(Code that draws figures)
________

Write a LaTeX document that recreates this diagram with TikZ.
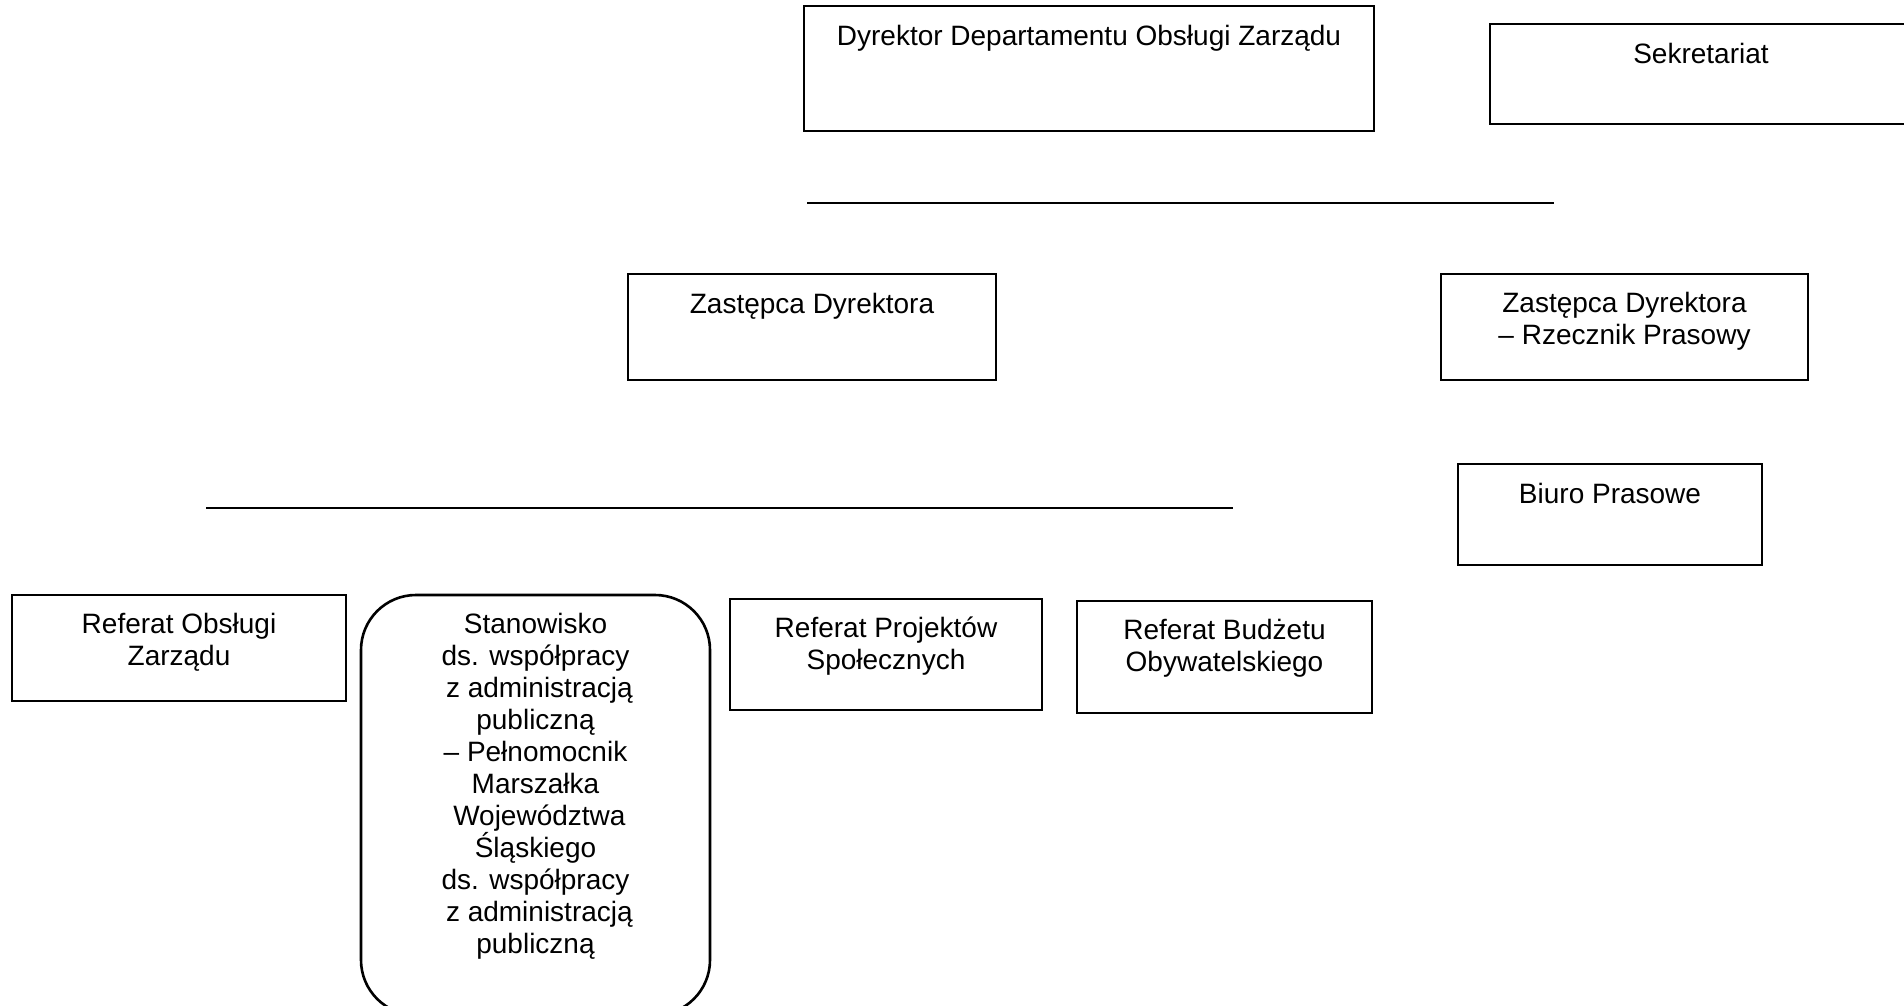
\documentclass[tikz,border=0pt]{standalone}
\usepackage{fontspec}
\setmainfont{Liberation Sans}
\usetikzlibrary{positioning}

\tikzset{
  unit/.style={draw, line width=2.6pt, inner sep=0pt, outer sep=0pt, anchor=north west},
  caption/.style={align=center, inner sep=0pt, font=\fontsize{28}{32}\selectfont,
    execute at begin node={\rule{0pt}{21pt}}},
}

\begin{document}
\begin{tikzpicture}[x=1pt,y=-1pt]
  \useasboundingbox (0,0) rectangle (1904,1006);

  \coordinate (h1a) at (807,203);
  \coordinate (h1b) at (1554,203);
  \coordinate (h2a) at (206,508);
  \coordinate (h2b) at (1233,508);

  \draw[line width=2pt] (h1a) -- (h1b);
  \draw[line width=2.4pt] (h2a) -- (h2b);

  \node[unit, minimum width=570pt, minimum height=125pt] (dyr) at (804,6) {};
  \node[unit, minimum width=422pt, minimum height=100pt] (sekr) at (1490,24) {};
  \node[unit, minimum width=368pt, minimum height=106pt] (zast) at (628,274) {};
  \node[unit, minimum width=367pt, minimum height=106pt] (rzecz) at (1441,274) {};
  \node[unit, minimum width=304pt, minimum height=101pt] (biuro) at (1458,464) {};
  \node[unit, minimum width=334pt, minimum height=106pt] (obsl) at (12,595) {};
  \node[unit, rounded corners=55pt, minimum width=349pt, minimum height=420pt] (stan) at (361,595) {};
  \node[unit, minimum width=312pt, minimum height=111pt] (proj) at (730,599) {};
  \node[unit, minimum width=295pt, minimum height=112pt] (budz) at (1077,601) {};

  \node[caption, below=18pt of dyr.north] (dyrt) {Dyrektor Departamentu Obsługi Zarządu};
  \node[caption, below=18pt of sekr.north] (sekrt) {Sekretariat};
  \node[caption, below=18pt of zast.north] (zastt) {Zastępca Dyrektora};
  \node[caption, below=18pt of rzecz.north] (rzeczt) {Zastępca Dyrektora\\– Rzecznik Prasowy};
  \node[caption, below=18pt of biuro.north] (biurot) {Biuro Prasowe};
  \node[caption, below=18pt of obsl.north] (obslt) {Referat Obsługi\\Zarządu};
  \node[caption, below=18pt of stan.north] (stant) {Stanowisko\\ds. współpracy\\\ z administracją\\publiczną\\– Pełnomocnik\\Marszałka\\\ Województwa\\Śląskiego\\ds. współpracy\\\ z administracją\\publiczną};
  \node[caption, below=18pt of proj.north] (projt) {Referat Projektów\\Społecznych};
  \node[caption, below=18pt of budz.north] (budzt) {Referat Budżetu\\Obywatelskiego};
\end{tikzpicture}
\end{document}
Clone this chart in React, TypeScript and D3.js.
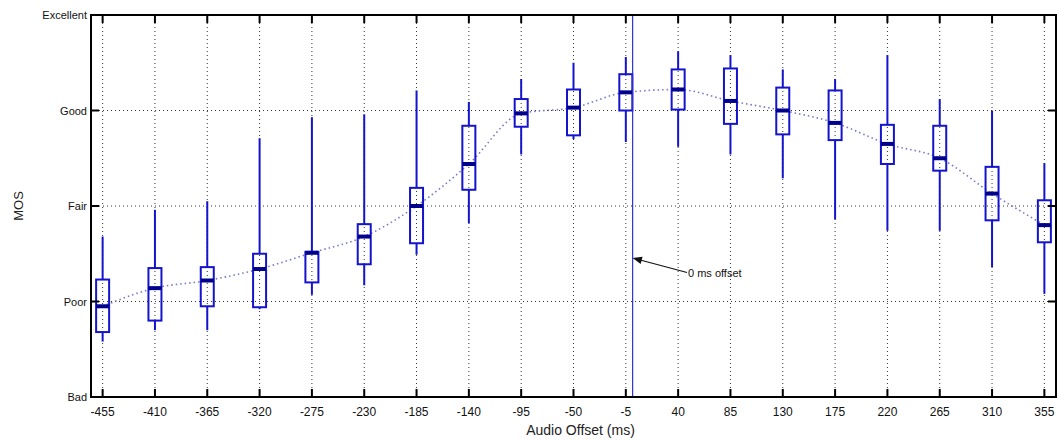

________

- [What needs to be done]: Copy out all of the data word for word. Do not carry over any picture.

- [Completed task]:
Write a LaTeX document that recreates this diagram with TikZ.
\documentclass[tikz,border=0pt]{standalone}
\usepackage{fontspec}
\setmainfont{Liberation Sans}
\usetikzlibrary{positioning}

\tikzset{
  unit/.style={draw, line width=2.6pt, inner sep=0pt, outer sep=0pt, anchor=north west},
  caption/.style={align=center, inner sep=0pt, font=\fontsize{28}{32}\selectfont,
    execute at begin node={\rule{0pt}{21pt}}},
}

\begin{document}
\begin{tikzpicture}[x=1pt,y=-1pt]
  \useasboundingbox (0,0) rectangle (1904,1006);

  \coordinate (h1a) at (807,203);
  \coordinate (h1b) at (1554,203);
  \coordinate (h2a) at (206,508);
  \coordinate (h2b) at (1233,508);

  \draw[line width=2pt] (h1a) -- (h1b);
  \draw[line width=2.4pt] (h2a) -- (h2b);

  \node[unit, minimum width=570pt, minimum height=125pt] (dyr) at (804,6) {};
  \node[unit, minimum width=422pt, minimum height=100pt] (sekr) at (1490,24) {};
  \node[unit, minimum width=368pt, minimum height=106pt] (zast) at (628,274) {};
  \node[unit, minimum width=367pt, minimum height=106pt] (rzecz) at (1441,274) {};
  \node[unit, minimum width=304pt, minimum height=101pt] (biuro) at (1458,464) {};
  \node[unit, minimum width=334pt, minimum height=106pt] (obsl) at (12,595) {};
  \node[unit, rounded corners=55pt, minimum width=349pt, minimum height=420pt] (stan) at (361,595) {};
  \node[unit, minimum width=312pt, minimum height=111pt] (proj) at (730,599) {};
  \node[unit, minimum width=295pt, minimum height=112pt] (budz) at (1077,601) {};

  \node[caption, below=18pt of dyr.north] (dyrt) {Dyrektor Departamentu Obsługi Zarządu};
  \node[caption, below=18pt of sekr.north] (sekrt) {Sekretariat};
  \node[caption, below=18pt of zast.north] (zastt) {Zastępca Dyrektora};
  \node[caption, below=18pt of rzecz.north] (rzeczt) {Zastępca Dyrektora\\– Rzecznik Prasowy};
  \node[caption, below=18pt of biuro.north] (biurot) {Biuro Prasowe};
  \node[caption, below=18pt of obsl.north] (obslt) {Referat Obsługi\\Zarządu};
  \node[caption, below=18pt of stan.north] (stant) {Stanowisko\\ds. współpracy\\\ z administracją\\publiczną\\– Pełnomocnik\\Marszałka\\\ Województwa\\Śląskiego\\ds. współpracy\\\ z administracją\\publiczną};
  \node[caption, below=18pt of proj.north] (projt) {Referat Projektów\\Społecznych};
  \node[caption, below=18pt of budz.north] (budzt) {Referat Budżetu\\Obywatelskiego};
\end{tikzpicture}
\end{document}
Clone this chart in React, TypeScript and D3.js.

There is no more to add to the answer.